La crisis del trabajo pegó primero, precisamente, en el interior. Su efecto fue
doble. Ofreció al oficialismo la posibilidad de volver a territorio “enemigo”
sosteniendo empresas y puestos de trabajo con subsidios estatales. Está claro que no alcanzó. Para
los actores de estas economías es difícil despegar a Kirchner de la responsabilidad por la caída en
el nivel de actividad.
Pero este cambio sí desnudó los límites del programa opositor. Es innegable que
al final del día la representación agropecuaria se alzó con una bancada de doce legisladores. Un
bloque sectorial que, signo de los tiempos, se agiganta frente a la escasa presencia, por ejemplo,
de diputados de extracción sindical. Pero la luz de ventaja con la que se resolvieron las
elecciones en muchos distritos obliga a una lectura prudente del mensaje de las urnas.
El programa
La militancia agropecuaria a favor de la restricción de la demanda tampoco es
ajena a la caída de la actividad económica. Y, más allá de los votos, cabe preguntarse cómo se hará
carne en los obreros de las metalmecánicas del interior, hoy más dependientes de los Repros que de
un fantasioso efecto de la eliminación de las retenciones, el programa del bife de lomo a 80 pesos.
Ni hablar de cómo será recibido en el Gran Buenos Aires.
No es fácil entenderlo desde el lado de la victoria. Pero una hipótesis posible
de recorrer es que la propia crisis contribuyó a que el paseo triunfal de los candidatos que
asumieron el programa de la mesa de enlace mutara en pocos meses en un escenario más abierto de lo
que se podrían haber imaginado. La consecuencia es una dispersión de liderazgos que abrirá otra
etapa de puja distributiva. La de los referentes políticos y la de las corporaciones.
Lo que viene
A fin de año el Parlamento debe renovar el impuesto al cheque y ganancias. Dos
tributos coparticipables. Es probable que sean una nueva estación de la pelea fiscal entre los
diferentes niveles de la administración pública. El primer round ya resultó en la conformación del
fondo sojero. Los fondos que las provincias aportan a la ahora superavitaria caja de la Ansés
también estarán en discusión.
No estará en juego, seguramente la coparticipación federal en su dimensión
global. Cualquier gobernador de provincias sabe que abrir ese juego implicará que Buenos Aires,
primus interpares, y desfinanciada hasta límites riesgoso no se sentará a la mesa sin reclamar que
le devuelvan los puntos coparticipables que cedió en 1988.
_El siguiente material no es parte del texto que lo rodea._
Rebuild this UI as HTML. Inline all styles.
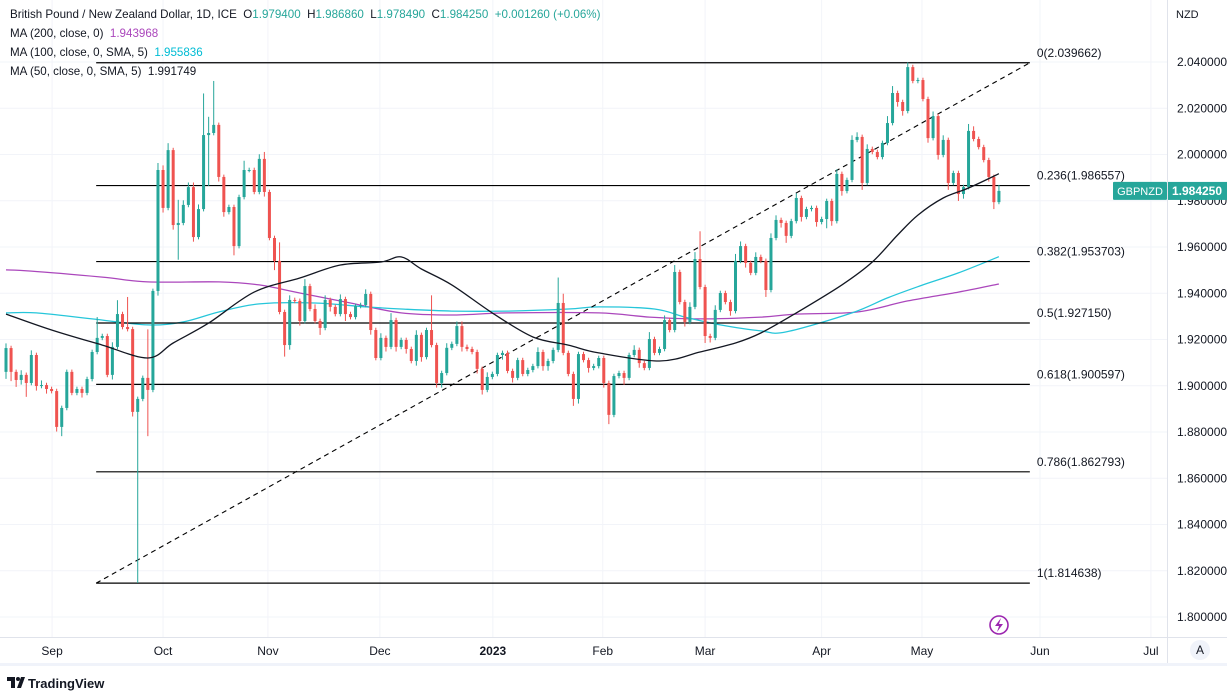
<!DOCTYPE html>
<html><head><meta charset="utf-8"><style>
html,body{margin:0;padding:0;background:#fff;width:1227px;height:693px;overflow:hidden;font-family:"Liberation Sans",sans-serif;}
#legend{position:absolute;left:10px;top:5px;font-size:11.6px;color:#131722;line-height:19px;}
#legend .g{color:#26a69a}#legend .p{color:#ab47bc}#legend .c{color:#00bcd4}
</style></head><body>
<svg id="chart" width="1227" height="693" style="position:absolute;left:0;top:0" xmlns="http://www.w3.org/2000/svg" font-family="Liberation Sans, sans-serif"></svg>
<div id="legend">
<div>British Pound / New Zealand Dollar, 1D, ICE &nbsp;O<span class="g">1.979400</span> &nbsp;H<span class="g">1.986860</span> &nbsp;L<span class="g">1.978490</span> &nbsp;C<span class="g">1.984250</span> &nbsp;<span class="g">+0.001260 (+0.06%)</span></div>
<div>MA (200, close, 0) &nbsp;<span class="p">1.943968</span></div>
<div>MA (100, close, 0, SMA, 5) &nbsp;<span class="c">1.955836</span></div>
<div>MA (50, close, 0, SMA, 5) &nbsp;<span>1.991749</span></div>
</div>
<script>
const closes=[1.9163,1.9060,1.9025,1.9047,1.9012,1.9133,1.8999,1.9003,1.8986,1.8977,
1.8822,1.8904,1.9060,1.8969,1.8986,1.8969,1.9029,1.9146,1.9207,1.9215,
1.9047,1.9168,1.9310,1.9254,1.9245,1.8887,1.8943,1.9034,1.8982,1.9410,
1.9933,1.9769,2.0019,1.9695,1.9704,1.9782,1.9859,1.9643,1.9764,2.0084,
2.0093,2.0128,1.9903,1.9751,1.9773,1.9604,1.9816,1.9933,1.9933,1.9838,
1.9981,1.9838,1.9639,1.9540,1.9319,1.9176,1.9371,1.9367,1.9280,1.9431,
1.9332,1.9280,1.9250,1.9371,1.9341,1.9310,1.9375,1.9310,1.9297,1.9345,
1.9349,1.9397,1.9241,1.9120,1.9207,1.9168,1.9284,1.9168,1.9198,1.9159,
1.9107,1.9220,1.9124,1.9241,1.9176,1.9012,1.9055,1.9164,1.9181,1.9258,
1.9168,1.9159,1.9146,1.9073,1.8982,1.9038,1.9051,1.9133,1.9142,1.9064,
1.9034,1.9111,1.9051,1.9068,1.9085,1.9146,1.9085,1.9107,1.9155,1.9358,
1.9142,1.9051,1.8943,1.9137,1.9111,1.9077,1.9085,1.9120,1.9012,1.8874,
1.9042,1.9055,1.9034,1.9133,1.9155,1.9098,1.9077,1.9202,1.9142,1.9159,
1.9284,1.9241,1.9492,1.9362,1.9276,1.9341,1.9548,1.9427,1.9215,1.9207,
1.9328,1.9401,1.9362,1.9323,1.9540,1.9604,1.9531,1.9488,1.9557,1.9540,
1.9414,1.9639,1.9717,1.9704,1.9648,1.9712,1.9812,1.9730,1.9764,1.9769,
1.9708,1.9721,1.9799,1.9712,1.9916,1.9842,1.9890,2.0063,2.0076,1.9877,
2.0024,2.0011,1.9989,2.0050,2.0136,2.0266,2.0227,2.0188,2.0378,2.0318,
2.0322,2.0240,2.0071,2.0166,1.9998,2.0063,1.9877,1.9920,1.9829,1.9859,
2.0102,2.0067,2.0032,1.9976,1.9903,1.9794,1.98425];
const firstOpen=1.9060;
const wickUp=[2,1,1,2,1,2,1,2,1,1, 1,1,1,1,1,1,1,1,9,1, 1,2,6,1,13,1,1,1,21,1, 3,2,3,1,10,2,2,2,2,18,
7,19,1,1,1,1,1,4,1,1, 2,3,1,1,8,1,2,1,1,3, 1,2,1,2,1,1,2,1,1,1, 1,2,1,1,2,1,3,1,1,1,
1,2,1,1,15,1,1,2,1,2, 2,1,1,1,1,2,1,1,1,1, 1,1,1,1,1,2,1,1,1,11, 4,1,1,1,1,1,1,1,1,1,
1,1,1,1,2,1,1,3,1,1, 2,1,3,1,1,2,3,12,1,1, 2,1,1,1,3,2,1,1,2,1, 1,2,2,1,1,1,2,1,1,1,
1,1,1,1,2,1,1,2,2,1, 2,1,1,1,3,3,1,1,2,1, 1,1,1,2,1,2,1,1,1,1, 3,2,1,1,1,1,2.6];
const wickDown=[3,4,3,2,6,1,2,1,2,1, 2,4,1,1,1,2,1,1,1,1, 1,2,1,1,1,2,74,1,20,1, 2,2,1,2,15,1,1,2,1,1,
22,1,2,2,1,4,1,1,1,1, 1,2,1,4,1,5,2,1,2,1, 1,1,3,1,2,1,1,3,1,1, 1,1,2,1,1,2,1,2,1,2,
1,2,2,1,1,2,2,1,1,1, 2,1,1,2,2,1,1,1,2,1, 2,1,1,1,1,1,2,2,1,1, 1,1,3,2,1,2,1,1,2,4,
1,1,3,1,1,2,1,1,1,1, 1,1,1,1,2,1,1,1,3,2, 1,1,1,2,1,1,2,1,1,1, 3,1,1,2,3,1,1,2,1,1,
2,1,4,2,1,2,1,1,1,3, 1,1,1,1,1,1,2,2,1,1, 1,1,2,1,2,1,3,1,3,2, 1,1,1,1,2,3,0.9];
const ma50Idx=[0,9,19,28,33,40,49,58,66,74,78,82,88,96,104,111,117,129,137,144,149,156,165,171,176,180,185,190,196];
const ma50Val=[1.9310,1.9241,1.9176,1.9120,1.9185,1.9271,1.9405,1.9466,1.9522,1.9535,1.9557,1.9505,1.9436,1.9315,1.9211,1.9176,1.9142,1.9107,1.9146,1.9185,1.9228,1.9315,1.9436,1.9535,1.9652,1.9738,1.9812,1.9855,1.9917];
const ma100Idx=[0,6,17,28,35,42,50,61,71,78,88,99,111,117,128,134,141,149,154,167,174,181,188,196];
const ma100Val=[1.9315,1.9315,1.9289,1.9263,1.9276,1.9319,1.9354,1.9358,1.9341,1.9332,1.9323,1.9323,1.9332,1.9341,1.9332,1.9297,1.9263,1.9237,1.9233,1.9315,1.9380,1.9436,1.9488,1.9558];
const ma200Idx=[0,5,19,28,42,50,58,68,78,88,99,117,127,137,149,156,168,178,188,196];
const ma200Val=[1.9501,1.9496,1.9470,1.9449,1.9449,1.9436,1.9401,1.9358,1.9315,1.9306,1.9315,1.9315,1.9297,1.9289,1.9297,1.9310,1.9319,1.9367,1.9405,1.9440];
const fibLevels=["0","0.236","0.382","0.5","0.618","0.786","1"];
const fibPrices=[2.039662,1.986557,1.953703,1.927150,1.900597,1.862793,1.814638];
const fibStartIdx=17.8, fibEndIdx=202.1;
const priceTicks=[1.80,1.82,1.84,1.86,1.88,1.90,1.92,1.94,1.96,1.98,2.00,2.02,2.04];
const monthLabels=["Sep","Oct","Nov","Dec","2023","Feb","Mar","Apr","May","Jun","Jul"];
const monthIdx=[9.1,31,51.7,73.8,96.1,117.8,138,161,180.8,204.1,226];
const lastPrice=1.98425;

const svg=document.getElementById('chart');const NS='http://www.w3.org/2000/svg';
const X=i=>6+5.066*i;
const Y=p=>62+(2.04-p)/0.02*46.25;
function mk(tag,attrs,parent){const e=document.createElementNS(NS,tag);for(const k in attrs)e.setAttribute(k,attrs[k]);(parent||svg).appendChild(e);return e;}
const PW=1167,PH=637;
priceTicks.forEach(p=>{const l=mk('line',{x1:0,x2:PW,y1:Y(p),y2:Y(p),stroke:'#f2f4f9','stroke-width':1});

});
monthIdx.forEach(m=>{const l=mk('line',{x1:X(m),x2:X(m),y1:0,y2:PH,stroke:'#f2f4f9','stroke-width':1});

});
const clip=mk('clipPath',{id:'plotclip'});mk('rect',{x:0,y:0,width:PW,height:PH},clip);
const g=mk('g',{'clip-path':'url(#plotclip)'});


function line(idx,val,color,name){
const pts=idx.map((k,j)=>[X(k),Y(val[j])]);
let d='M'+pts[0][0].toFixed(1)+' '+pts[0][1].toFixed(1);
for(let j=0;j<pts.length-1;j++){const p0=pts[Math.max(0,j-1)],p1=pts[j],p2=pts[j+1],p3=pts[Math.min(pts.length-1,j+2)];
const c1=[p1[0]+(p2[0]-p0[0])/6,p1[1]+(p2[1]-p0[1])/6],c2=[p2[0]-(p3[0]-p1[0])/6,p2[1]-(p3[1]-p1[1])/6];
d+=' C'+c1[0].toFixed(1)+' '+c1[1].toFixed(1)+' '+c2[0].toFixed(1)+' '+c2[1].toFixed(1)+' '+p2[0].toFixed(1)+' '+p2[1].toFixed(1);}
const p=mk('path',{d:d,fill:'none',stroke:color,'stroke-width':1.3,'stroke-linejoin':'round'},g);

}
line(ma200Idx,ma200Val,'#ab47bc','ma200-line');
line(ma100Idx,ma100Val,'#26c6da','ma100-line');
const x1=X(fibStartIdx),x2=X(fibEndIdx);
fibLevels.forEach((f,j)=>{const p=fibPrices[j];const y=Y(p);
const l=mk('line',{x1:x1,x2:x2,y1:y,y2:y,stroke:'#000','stroke-width':1.2},g);


const t=mk('text',{x:x2+7,y:y-6,'font-size':12,fill:'#131722'},g);t.textContent=f+'('+p.toFixed(6)+')';

});
const tl=mk('line',{x1:x1,y1:Y(fibPrices[6]),x2:x2,y2:Y(fibPrices[0]),stroke:'#000','stroke-width':1.1,'stroke-dasharray':'5 4'},g);


closes.forEach((c,i)=>{const o=i===0?firstOpen:(i===closes.length-1?1.9794:closes[i-1]);
const up=c>=o;const col=up?'#26a69a':'#ef5350';
const hi=Math.max(o,c)+wickUp[i]*0.001, lo=Math.min(o,c)-wickDown[i]*0.001;
const x=X(i);
const w=mk('line',{x1:x,x2:x,y1:Y(hi),y2:Y(lo),stroke:col,'stroke-width':1},g);


const yt=Y(Math.max(o,c)),yb=Y(Math.min(o,c));
const b=mk('rect',{x:x-1.5,y:yt,width:3,height:Math.max(1,yb-yt),fill:col},g);

});
line(ma50Idx,ma50Val,'#131722','ma50-line');
const li=mk('g',{});


mk('circle',{cx:999,cy:625,r:9,fill:'none',stroke:'#9c27b0','stroke-width':1.6},li);
mk('path',{d:'M1001 618 L995 626 L999 626 L997 632 L1003 624 L999 624 Z',fill:'#9c27b0'},li);
const ab=mk('line',{x1:PW+0.5,x2:PW+0.5,y1:0,y2:664,stroke:'#e0e3eb'});


const bb=mk('line',{x1:0,x2:1227,y1:PH+0.5,y2:PH+0.5,stroke:'#e0e3eb'});


const fb=mk('rect',{x:0,y:663,width:1227,height:3,fill:'#f0f3fa'});


priceTicks.forEach(p=>{const t=mk('text',{x:1177,y:Y(p)+4,'font-size':12,fill:'#131722'});t.textContent=p.toFixed(6);

});
const nz=mk('text',{x:1176,y:18,'font-size':11,fill:'#131722'});nz.textContent='NZD';


monthLabels.forEach((m,j)=>{const t=mk('text',{x:X(monthIdx[j]),y:655,'font-size':12,fill:'#131722','text-anchor':'middle','font-weight':m==='2023'?'bold':'normal'});t.textContent=m;

});
const ly=Y(lastPrice);
const tag=mk('g',{});


mk('rect',{x:1113,y:ly-9,width:54,height:18,fill:'#26a69a',rx:1},tag);
const t1=mk('text',{x:1140,y:ly+4,'font-size':11,fill:'#fff','text-anchor':'middle'},tag);t1.textContent='GBPNZD';
mk('rect',{x:1168,y:ly-9,width:59,height:18,fill:'#26a69a'},tag);
const t2=mk('text',{x:1197,y:ly+4,'font-size':12,fill:'#fff','text-anchor':'middle','font-weight':'bold'},tag);t2.textContent=lastPrice.toFixed(6);
const ag=mk('g',{});


mk('circle',{cx:1200,cy:650,r:10,fill:'#f0f3fa'},ag);
const at=mk('text',{x:1200,y:654,'font-size':12,fill:'#131722','text-anchor':'middle'},ag);at.textContent='A';
const lg=mk('g',{});


mk('path',{d:'M7 677 h8 v11 h-4 v-7 h-4 z M17 688 l4 -11 h4 l-4 11 z',fill:'#131722'},lg);
mk('circle',{cx:18,cy:679,r:2,fill:'#131722'},lg);
const lt=mk('text',{x:28,y:688,'font-size':13,fill:'#131722','font-weight':'bold'},lg);lt.textContent='TradingView';
</script>
</body></html>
Una nueva generación de pactos, impuesto por impuesto, y gasto por gasto, podría
alumbrar este nuevo paisaje. No sólo entre Nación y provincias sino también al interior de los
distritos. Quizás ya no para repartir la abundancia sino el ajuste que se asoma como probabilidad
detrás de la desaceleración de la recaudación y el necesario aumento del gasto para morigerar los
efectos de la crisis.
Crisis que sólo en parte deriva de las turbulencias financieras internacionales.
Si bien la discusión sobre un rebote de la economía global no está cerrada, hay datos que permiten
sustentar que la economía argentina, como la de otros emergentes, la está sacando barata. Pero esa
certeza no oculta las amenazas derivadas de la sostenida fuga de capitales que desde 2007 sumó,
según los cálculos más pesimistas, 38 mil millones de dólares, la caída de la inversión, la
ralentización de la demanda y el deterioro del mercado laboral que, en el escenario más optimista
seguiría al menos hasta fin de año.
Las corporaciones
Si hay mecanismos económicos que funcionan con cierto grado de autonomía, el
papel que jueguen políticamente los distintos actores no es para nada menor. Cuando el presidente
de la UIA dijo, poco antes de las elecciones, que no hay crisis económica sino política, tiene
razón. Pero, en todo caso, es una crisis política que lo involucra, igual que al resto de las
corporaciones empresarias, las centrales de trabajadores y al Estado, al que pocos le discuten ya
su derecho a jugar un papel crucial en la economía sino, en todo caso, para quién. En la política
corporativa, los pasillos arden. La resurrección del Grupo de los Siete o las convocatorias al
diálogo social forman parte de este reacomodamiento, que incluye puntos comunes pero también
contradicciones en la agenda.
Las retenciones, el tipo de cambio, el ajuste laboral, el rol de la Ansés en el
directorio de las empresas, la ley de accidentes de trabajo, los subsidios al sector privado,
estarán, seguramente, en el centro de la disputa. Lo que se está jugando en el tortuoso período de
gobierno de Cristina Fernández de Kirchner es el reacomodamiento de los piolines de un modelo que
no alcanzó a desarrollar transformaciones profundas en cinco años de crecimiento a tasas chinas y
que hoy debate su propio service en un mundo un poco más áspero.